Recurrences and multiple primary neoplasms pose a challenge to the head and neck oncologist. Most of these lesions occur in the previously irradiated or operated fields [36, 37]. The study by D’Cruz et al. focused on such patients who had refractory neoplasms of the head and neck area that were unsuccessfully treated or unsuitable for conventional treatments [30]. They report 38% OR and 16% CR. It should be noted that this study was a multicentre, multinational study with vague inclusion criteria, resulting in treatment of neoplasms that may not be suitable for surface PDT. When the lesions that were not fully illuminated and deeper than 10 mm were excluded they report an OR rate of 54% with 30% CR rate.

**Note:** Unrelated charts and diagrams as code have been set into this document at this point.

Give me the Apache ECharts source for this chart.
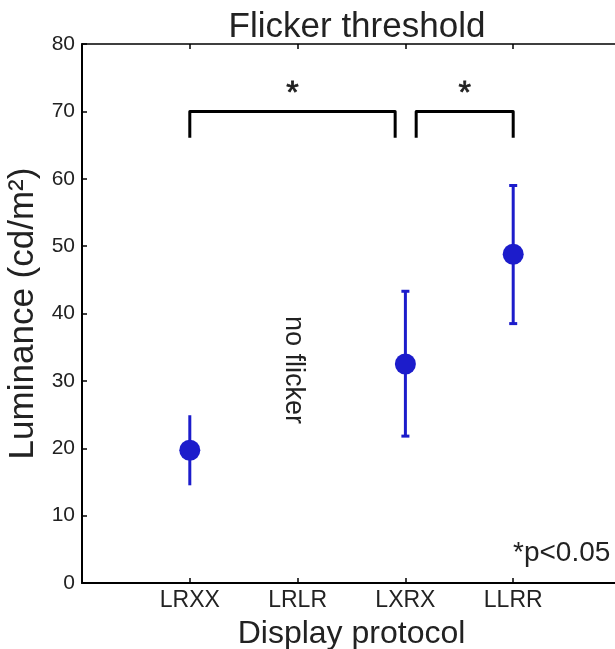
<!DOCTYPE html>
<html>
<head>
<meta charset="utf-8">
<script src="https://cdn.jsdelivr.net/npm/echarts@6/dist/echarts.min.js"></script>
<style>html,body{margin:0;padding:0;background:#fff}#c{width:615px;height:649px}</style>
</head>
<body>
<div id="c"></div>
<script>
var categories = ['LRXX', 'LRLR', 'LXRX', 'LLRR'];
var catPositions = [1, 2, 3, 4];
// mean, lower, upper (cd/m^2); LRLR had no flicker
var meanValues = [19.7, null, 32.5, 48.8];
var lowerValues = [14.5, null, 21.8, 38.5];
var upperValues = [24.9, null, 43.3, 59.0];
var capShown = [false, false, true, true];
// significance brackets: [x1, x2, yTop, yLegBottom]
var brackets = [[1.0, 2.905, 70, 66.1], [3.1, 4.0, 70, 66.1]];
var noteLabel = [[1.96, 31.6, 'no flicker']];

var font = 'Liberation Sans, Arial, Helvetica, sans-serif';
var blue = '#1c1ccb';

var errData = [], ptData = [];
for (var i = 0; i < categories.length; i++) {
  if (meanValues[i] != null) {
    errData.push([catPositions[i], lowerValues[i], upperValues[i], capShown[i] ? 1 : 0]);
    ptData.push([catPositions[i], meanValues[i]]);
  }
}

var chart = echarts.init(document.getElementById('c'));
chart.setOption({
  animation: false,
  title: {
    text: 'Flicker threshold', left: 352, top: 5, textAlign: 'center',
    textStyle: {fontFamily: font, fontSize: 35, fontWeight: 'normal', color: '#222'}
  },
  grid: {left: 82, top: 44, bottom: 66, right: -6, containLabel: false, outerBoundsMode: 'none'},
  xAxis: [{
    type: 'value', min: 0, max: 5, interval: 1, position: 'bottom',
    name: 'Display protocol', nameLocation: 'middle', nameGap: 35,
    nameTextStyle: {fontFamily: font, fontSize: 32, color: '#222'},
    axisLine: {lineStyle: {color: '#000', width: 2}},
    axisTick: {inside: true, length: 5, lineStyle: {color: '#000', width: 1.5}},
    axisLabel: {
      fontFamily: font, fontSize: 23, color: '#222', margin: 6,
      formatter: function (v) { var k = catPositions.indexOf(v); return k >= 0 ? categories[k] : ''; }
    },
    splitLine: {show: false}
  }, {
    type: 'value', min: 0, max: 5, interval: 1, position: 'top',
    axisLine: {lineStyle: {color: '#000', width: 1.5}},
    axisTick: {inside: true, length: 5, lineStyle: {color: '#000', width: 1.5}},
    axisLabel: {show: false}, splitLine: {show: false}
  }],
  yAxis: [{
    type: 'value', min: 0, max: 80, interval: 10,
    name: 'Luminance (cd/m²)', nameLocation: 'middle', nameGap: 32,
    nameTextStyle: {fontFamily: font, fontSize: 35, color: '#222'},
    axisLine: {show: true, lineStyle: {color: '#000', width: 2}},
    axisTick: {show: true, inside: true, length: 5, lineStyle: {color: '#000', width: 1.5}},
    axisLabel: {fontFamily: font, fontSize: 21, color: '#222', margin: 7},
    splitLine: {show: false}
  }],
  series: [{
    type: 'custom',
    data: errData,
    renderItem: function (params, api) {
      var x = api.value(0);
      var lo = api.coord([x, api.value(1)]);
      var hi = api.coord([x, api.value(2)]);
      var cap = api.value(3) ? 4 : 0;
      var st = {stroke: blue, lineWidth: 3};
      var ch = [{type: 'line', shape: {x1: lo[0], y1: lo[1], x2: hi[0], y2: hi[1]}, style: st}];
      if (cap) {
        ch.push({type: 'line', shape: {x1: lo[0] - cap, y1: lo[1], x2: lo[0] + cap, y2: lo[1]}, style: st});
        ch.push({type: 'line', shape: {x1: hi[0] - cap, y1: hi[1], x2: hi[0] + cap, y2: hi[1]}, style: st});
      }
      return {type: 'group', children: ch};
    },
    z: 2
  }, {
    type: 'scatter', data: ptData, symbolSize: 21,
    itemStyle: {color: blue, opacity: 1}, z: 3
  }, {
    type: 'custom',
    data: brackets,
    renderItem: function (params, api) {
      var a = api.coord([api.value(0), api.value(3)]);
      var b = api.coord([api.value(0), api.value(2)]);
      var c = api.coord([api.value(1), api.value(2)]);
      var d = api.coord([api.value(1), api.value(3)]);
      return {type: 'group', children: [
        {type: 'polyline', shape: {points: [a, b, c, d]}, style: {stroke: '#000', lineWidth: 3, fill: null, lineJoin: 'round'}},
        {type: 'text', x: (b[0] + c[0]) / 2, y: b[1] - 17,
         style: {text: '*', font: '32px ' + font, fill: '#222', stroke: '#222', lineWidth: 0.8,
           align: 'center', verticalAlign: 'middle'}}
      ]};
    },
    z: 4
  }, {
    type: 'custom',
    data: noteLabel,
    renderItem: function (params, api) {
      var p = api.coord([api.value(0), api.value(1)]);
      return {type: 'text', x: p[0], y: p[1], rotation: -Math.PI / 2,
        style: {text: noteLabel[params.dataIndex][2], font: '27px ' + font, fill: '#222',
          align: 'center', verticalAlign: 'middle'}};
    },
    silent: true, z: 4
  }],
  graphic: [{
    type: 'text', left: 513, top: 539,
    style: {text: '*p<0.05', font: '28px ' + font, fill: '#222'}
  }]
});
</script>
</body>
</html>
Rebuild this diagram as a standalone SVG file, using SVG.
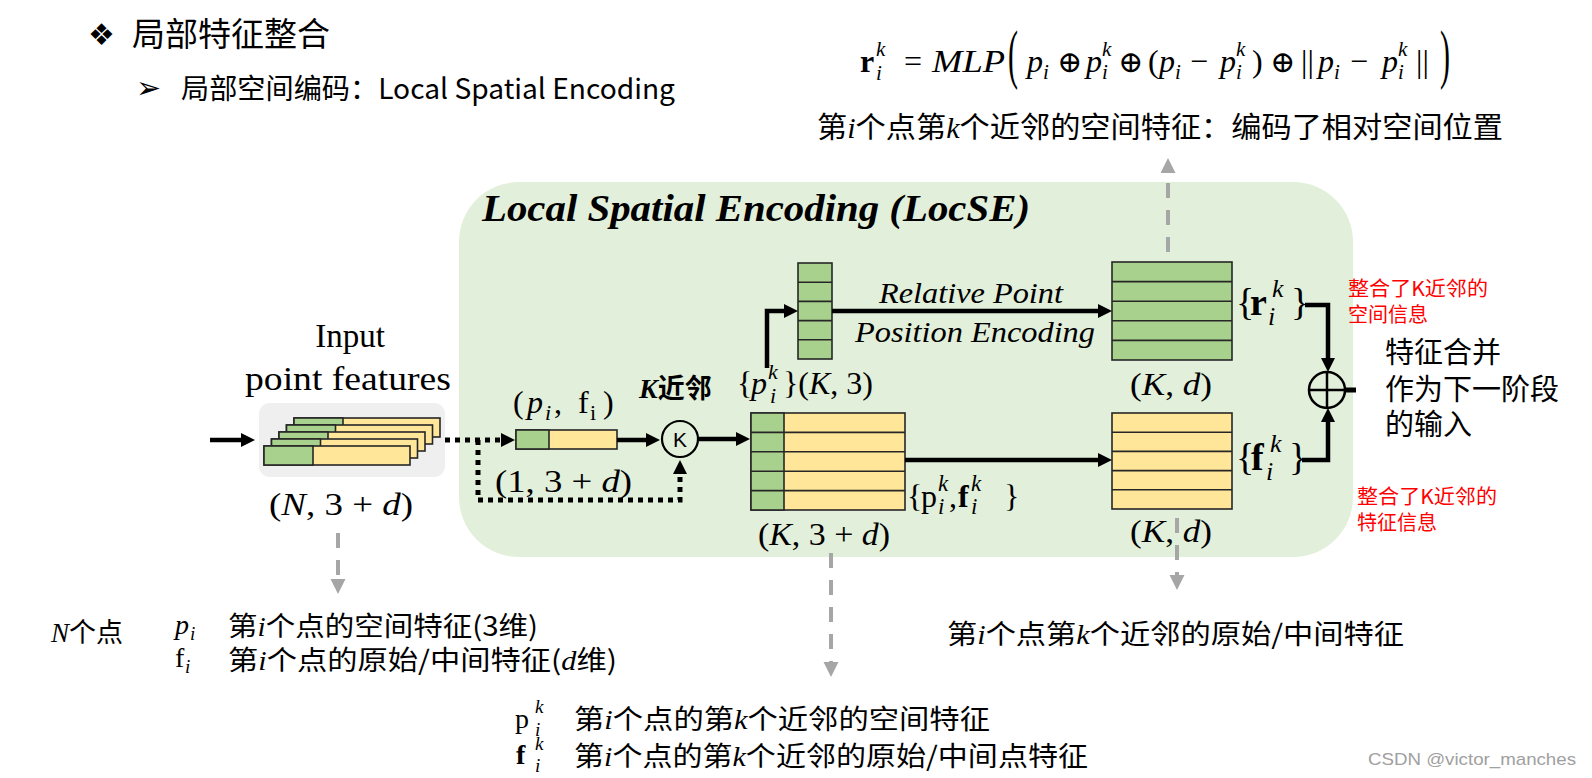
<svg xmlns="http://www.w3.org/2000/svg" width="1592" height="778" viewBox="0 0 1592 778">
<defs>
<style>
.cjk{font-family:"Noto Sans CJK SC","Microsoft YaHei",sans-serif;}
.sf{font-family:"Liberation Serif","Times New Roman",serif;}
.it{font-style:italic}
.bf{font-weight:bold}
.sym{font-family:"DejaVu Serif",serif;}
.g{fill:#a9d18e;stroke:#262626;stroke-width:1.6}
.y{fill:#ffe699;stroke:#262626;stroke-width:1.6}
.rl{stroke:#262626;stroke-width:1.6;fill:none}
.ar{stroke:#000;stroke-width:4.5;fill:none}
.dot{stroke:#000;stroke-width:5;fill:none;stroke-dasharray:5 5}
.gd{stroke:#a6a6a6;stroke-width:4;fill:none;stroke-dasharray:15 12}
.red{fill:#ff0000;font-size:20px}
</style>
<marker id="ah" markerUnits="userSpaceOnUse" markerWidth="16" markerHeight="16" refX="4" refY="7" orient="auto"><path d="M0,0 L14,7 L0,14 z" fill="#000"/></marker>
<marker id="gh" markerUnits="userSpaceOnUse" markerWidth="16" markerHeight="16" refX="0" refY="7.5" orient="auto"><path d="M0,0 L15,7.5 L0,15 z" fill="#a6a6a6"/></marker>
</defs>
<rect x="0" y="0" width="1592" height="778" fill="#fff"/>

<g id="header">
<text x="88" y="45" font-family="DejaVu Sans" font-size="30">❖</text>
<text class="cjk" x="132" y="46" font-size="33">局部特征整合</text>
<text x="136" y="98" font-family="DejaVu Sans" font-size="30" font-weight="bold">➢</text>
<text class="cjk" x="181" y="99" font-size="28" textLength="494" lengthAdjust="spacingAndGlyphs">局部空间编码：Local Spatial Encoding</text>
</g>

<g id="formula" class="sf">
<text x="860" y="72" font-size="32" font-weight="bold">r</text>
<text x="876" y="56" font-size="21" class="it">k</text>
<text x="876" y="80" font-size="21" class="it">i</text>
<text x="904" y="72" font-size="32">=</text>
<text x="932" y="72" font-size="32" class="it" textLength="73" lengthAdjust="spacingAndGlyphs">MLP</text>
<text transform="translate(1008,76) scale(1.0,2.2)" font-size="30">(</text>
<text x="1027" y="72" font-size="32" class="it">p</text>
<text x="1043" y="79" font-size="21" class="it">i</text>
<text x="1057" y="72" font-size="30" class="sym">⊕</text>
<text x="1086" y="72" font-size="32" class="it">p</text>
<text x="1102" y="56" font-size="21" class="it">k</text>
<text x="1102" y="79" font-size="21" class="it">i</text>
<text x="1118" y="72" font-size="30" class="sym">⊕</text>
<text x="1148" y="72" font-size="32">(</text>
<text x="1159" y="72" font-size="32" class="it">p</text>
<text x="1175" y="79" font-size="21" class="it">i</text>
<text x="1190" y="72" font-size="32">−</text>
<text x="1220" y="72" font-size="32" class="it">p</text>
<text x="1236" y="56" font-size="21" class="it">k</text>
<text x="1236" y="79" font-size="21" class="it">i</text>
<text x="1252" y="72" font-size="32">)</text>
<text x="1270" y="72" font-size="30" class="sym">⊕</text>
<text x="1301" y="72" font-size="32">||</text>
<text x="1318" y="72" font-size="32" class="it">p</text>
<text x="1334" y="79" font-size="21" class="it">i</text>
<text x="1350" y="72" font-size="32">−</text>
<text x="1382" y="72" font-size="32" class="it">p</text>
<text x="1398" y="56" font-size="21" class="it">k</text>
<text x="1398" y="79" font-size="21" class="it">i</text>
<text x="1416" y="72" font-size="32">||</text>
<text transform="translate(1440,76) scale(1.0,2.2)" font-size="30">)</text>
</g>

<g id="formula-desc">
<text class="cjk" x="817" y="138" font-size="29" textLength="686" lengthAdjust="spacingAndGlyphs">第<tspan class="sf it">i</tspan>个点第<tspan class="sf it">k</tspan>个近邻的空间特征：编码了相对空间位置</text>
</g>

<g id="locse-panel">
<rect x="459" y="182" width="894" height="375" rx="60" ry="60" fill="#e2efda"/>
<text class="sf it bf" x="482" y="221" font-size="38" textLength="548" lengthAdjust="spacingAndGlyphs">Local Spatial Encoding (LocSE)</text>
</g>

<g id="input-features">
<text class="sf" x="350" y="347" font-size="33" text-anchor="middle">Input</text>
<text class="sf" x="348" y="390" font-size="33" text-anchor="middle" textLength="206" lengthAdjust="spacingAndGlyphs">point features</text>
<rect x="259" y="403" width="186" height="74" rx="11" fill="#efefef"/>
<rect class="y" x="294" y="418" width="146" height="19"/><rect class="g" x="294" y="418" width="49" height="19"/>
<rect class="y" x="286.5" y="425" width="146" height="19"/><rect class="g" x="286.5" y="425" width="49" height="19"/>
<rect class="y" x="279" y="432" width="146" height="19"/><rect class="g" x="279" y="432" width="49" height="19"/>
<rect class="y" x="271.5" y="439" width="146" height="19"/><rect class="g" x="271.5" y="439" width="49" height="19"/>
<rect class="y" x="264" y="446" width="146" height="19"/><rect class="g" x="264" y="446" width="49" height="19"/>
<text class="sf" x="269" y="515" font-size="32" textLength="144" lengthAdjust="spacingAndGlyphs">(<tspan class="it">N</tspan>, 3 + <tspan class="it">d</tspan>)</text>
</g>

<g id="point-i">
<rect class="y" x="516" y="430" width="101" height="19"/><rect class="g" x="516" y="430" width="33" height="19"/>
<text class="sf" y="413" font-size="32"><tspan x="513">(</tspan><tspan x="527" class="it">p</tspan><tspan x="545" y="420" font-size="22" class="it">i</tspan><tspan x="554" y="413">,</tspan><tspan x="578">f</tspan><tspan x="590" y="420" font-size="22">i</tspan><tspan x="603" y="413">)</tspan></text>
<text class="sf" x="495" y="492" font-size="32" textLength="137" lengthAdjust="spacingAndGlyphs">(1, 3 + <tspan class="it">d</tspan>)</text>
</g>

<g id="knn">
<circle cx="680" cy="439" r="18" fill="none" stroke="#000" stroke-width="2.2"/>
<text x="680" y="447" font-family="Liberation Sans" font-size="21" text-anchor="middle">K</text>
<text x="639" y="398" font-size="28"><tspan class="sf it bf">K</tspan><tspan class="cjk bf" font-size="27">近邻</tspan></text>
</g>

<g id="neighbors">
<rect class="y" x="751" y="413" width="154" height="97"/>
<rect class="g" x="751" y="413" width="33" height="97"/>
<path class="rl" d="M751,432.4 H905 M751,451.8 H905 M751,471.2 H905 M751,490.6 H905"/>
<text class="sf" x="758" y="545" font-size="32" textLength="132" lengthAdjust="spacingAndGlyphs">(<tspan class="it">K</tspan>, 3 + <tspan class="it">d</tspan>)</text>
<text class="sf" font-size="32"><tspan x="907" y="507">{</tspan><tspan x="921">p</tspan><tspan x="938" y="491" font-size="23" class="it">k</tspan><tspan x="938" y="514" font-size="23" class="it">i</tspan><tspan x="949" y="507">,</tspan><tspan x="958" font-weight="bold">f</tspan><tspan x="971" y="491" font-size="23" class="it">k</tspan><tspan x="971" y="514" font-size="23" class="it">i</tspan><tspan x="1004" y="507">}</tspan></text>
</g>

<g id="neighbor-positions">
<rect class="g" x="798" y="263" width="34" height="96"/>
<path class="rl" d="M798,282.2 H832 M798,301.4 H832 M798,320.6 H832 M798,339.8 H832"/>
<text class="sf" font-size="32"><tspan x="737" y="394">{</tspan><tspan x="751" class="it">p</tspan><tspan x="768" y="379" font-size="22" class="it">k</tspan><tspan x="770" y="403" font-size="22" class="it">i</tspan><tspan x="783" y="394">}(</tspan><tspan class="it">K</tspan><tspan>, 3)</tspan></text>
<text class="sf it" x="879" y="303" font-size="29" textLength="184" lengthAdjust="spacingAndGlyphs">Relative Point</text>
<text class="sf it" x="855" y="342" font-size="29" textLength="240" lengthAdjust="spacingAndGlyphs">Position Encoding</text>
</g>

<g id="relative-encoding">
<rect class="g" x="1112" y="262" width="120" height="98"/>
<path class="rl" d="M1112,281.6 H1232 M1112,301.2 H1232 M1112,320.8 H1232 M1112,340.4 H1232"/>
<text class="sf" x="1130" y="395" font-size="32" textLength="82" lengthAdjust="spacingAndGlyphs">(<tspan class="it">K</tspan>, <tspan class="it">d</tspan>)</text>
<text class="sf" font-size="38"><tspan x="1236" y="315">{</tspan><tspan x="1250" font-weight="bold">r</tspan><tspan x="1272" y="297" font-size="26" class="it">k</tspan><tspan x="1268" y="325" font-size="26" class="it">i</tspan><tspan x="1291" y="315">}</tspan></text>
</g>

<g id="feature-block">
<rect class="y" x="1112" y="413" width="120" height="96"/>
<path class="rl" d="M1112,432.2 H1232 M1112,451.4 H1232 M1112,470.6 H1232 M1112,489.8 H1232"/>
<text class="sf" x="1130" y="542" font-size="32" textLength="82" lengthAdjust="spacingAndGlyphs">(<tspan class="it">K</tspan>, <tspan class="it">d</tspan>)</text>
<text class="sf" font-size="38"><tspan x="1236" y="470">{</tspan><tspan x="1251" font-weight="bold">f</tspan><tspan x="1270" y="452" font-size="26" class="it">k</tspan><tspan x="1266" y="480" font-size="26" class="it">i</tspan><tspan x="1289" y="470">}</tspan></text>
</g>

<g id="concat">
<circle cx="1327" cy="390" r="18" fill="none" stroke="#000" stroke-width="2.5"/>
<path d="M1309,390 H1345 M1327,372 V408" stroke="#000" stroke-width="2.5"/>
</g>

<g id="notes">
<text class="cjk red" x="1348" y="296" textLength="140" lengthAdjust="spacingAndGlyphs">整合了K近邻的</text>
<text class="cjk red" x="1348" y="322">空间信息</text>
<text class="cjk red" x="1357" y="504" textLength="140" lengthAdjust="spacingAndGlyphs">整合了K近邻的</text>
<text class="cjk red" x="1357" y="530">特征信息</text>
<text class="cjk" x="1385" y="363" font-size="29">特征合并</text>
<text class="cjk" x="1385" y="400" font-size="29">作为下一阶段</text>
<text class="cjk" x="1385" y="435" font-size="29">的输入</text>
</g>

<g id="legend-input">
<text x="51" y="642" font-size="27"><tspan class="sf it">N</tspan><tspan class="cjk">个点</tspan></text>
<text class="sf it" x="175" y="634" font-size="28">p</text>
<text class="sf it" x="190" y="640" font-size="19">i</text>
<text class="cjk" x="228" y="636" font-size="27" textLength="310" lengthAdjust="spacingAndGlyphs">第<tspan class="sf it">i</tspan>个点的空间特征(3维)</text>
<text class="sf" x="175" y="667" font-size="28">f</text>
<text class="sf it" x="185" y="673" font-size="19">i</text>
<text class="cjk" x="228" y="670" font-size="27" textLength="389" lengthAdjust="spacingAndGlyphs">第<tspan class="sf it">i</tspan>个点的原始/中间特征(<tspan class="sf it">d</tspan>维)</text>
</g>

<g id="legend-neighbors">
<text class="sf" x="515" y="728" font-size="28">p</text>
<text class="sf it" x="535" y="713" font-size="19">k</text>
<text class="sf it" x="535" y="736" font-size="19">i</text>
<text class="cjk" x="574" y="729" font-size="27" textLength="416" lengthAdjust="spacingAndGlyphs">第<tspan class="sf it">i</tspan>个点的第<tspan class="sf it">k</tspan>个近邻的空间特征</text>
<text class="sf" x="516" y="764" font-size="28" font-weight="bold">f</text>
<text class="sf it" x="535" y="750" font-size="19">k</text>
<text class="sf it" x="535" y="772" font-size="19">i</text>
<text class="cjk" x="574" y="766" font-size="27" textLength="514" lengthAdjust="spacingAndGlyphs">第<tspan class="sf it">i</tspan>个点的第<tspan class="sf it">k</tspan>个近邻的原始/中间点特征</text>
<text class="cjk" x="947" y="644" font-size="27" textLength="457" lengthAdjust="spacingAndGlyphs">第<tspan class="sf it">i</tspan>个点第<tspan class="sf it">k</tspan>个近邻的原始/中间特征</text>
</g>

<g id="watermark">
<text x="1368" y="765" font-family="Liberation Sans" font-size="17" fill="#a0a0a0" textLength="208" lengthAdjust="spacingAndGlyphs">CSDN @victor_manches</text>
</g>

<g id="connectors">
<path class="ar" d="M210,440 H245" marker-end="url(#ah)"/>
<path class="dot" d="M445,440 H505" marker-end="url(#ah)"/>
<path class="dot" d="M478,440 V500 H680 V470" marker-end="url(#ah)"/>
<path class="ar" d="M617,440 H650" marker-end="url(#ah)"/>
<path class="ar" d="M698,439 H740" marker-end="url(#ah)"/>
<path class="ar" d="M767,368 V311 H788" marker-end="url(#ah)"/>
<path class="ar" d="M832,311 H1102" marker-end="url(#ah)"/>
<path class="ar" d="M905,460 H1102" marker-end="url(#ah)"/>
<path class="ar" d="M1305,305 H1328 V362" marker-end="url(#ah)"/>
<path class="ar" d="M1302,460 H1328 V418" marker-end="url(#ah)"/>
<path d="M1345,390 H1356" stroke="#000" stroke-width="5"/>
<path class="gd" d="M1168,252 V173" marker-end="url(#gh)"/>
<path class="gd" d="M338,533 V579" marker-end="url(#gh)"/>
<path class="gd" d="M831,553 V662" marker-end="url(#gh)"/>
<path class="gd" d="M1177,518 V575" marker-end="url(#gh)"/>
</g>
</svg>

In our series, a total of 131 recurrent, second, or multiple primary neoplasms were treated with PDT. Even though non-primary neoplasms respond less favorably to PDT than primary neoplasms (65.9 vs. 77.9% CR, respectively, P < 0.05), 65.9% CR is a considerable success if we take into account that the treated area received radiation in 48.1%, chemoradiation in 22.7% and previous surgery in 75.6% of the patients. Furthermore, there is an 86.3% OR which means that an additional group of lesions decrease in size which makes subsequent surgical resection smaller. The difference with the study by D’Cruz et al. can be accounted to the more conservative selection criteria by our group.

Management of neck nodes

Elective treatment of N0 neck in case of early oral cavity cancers is a point of debate. Studies comparing elective neck dissection with wait and see policy show no difference in overall survival [38]. In experienced hands, US of the neck combined with FNA can reach a sensitivity of 73% and a specificity of 100% [39]. We adopted the wait and see policy for patients staged as N0 by US of the neck. Neck recurrences can be detected by regular US and FNA controls and the patients can receive subsequent neck dissections. This approach resulted in 24.7% patients receiving neck dissections. All of these patients had resectable neck nodes which were adequately removed after neck dissections. The number is quiet high if you take into consideration that the tumors in question are thinner than 5 mm. This phenomenon can be explained with the association of the neck recurrence with second primary or recurrent tumors in almost half of the cases. It can be speculated that only 13% of the patients had neck recurrences that are associated with the tumor treated by PDT. Depending on the preference and policies of the center, elective neck dissection can be combined with PDT. The neck dissection has to be done either before PDT or 2–3 weeks after PDT. There is no evidence to prefer one timing over the other.

Conclusion

Our institutional experience supports the value of temoporfin-PDT in carefully selected patients. The success rate of PDT is independent of T stage as long as the depth of invasion does not exceed 5 mm. Although tongue tumors respond best to PDT, areas that would have functional problems after resection such as palatum molle, alveolar process, retromolar trigon can be first treated with PDT to avoid morbidity and reserving surgery and/or radiation for failures/recurrences. Difficult to treat lesions such as recurrent neoplasms and multiple primary neoplasms located in previously irradiated or operated fields have a very acceptable CR rate with minimum morbidity, provided that they are carefully selected for eligibility.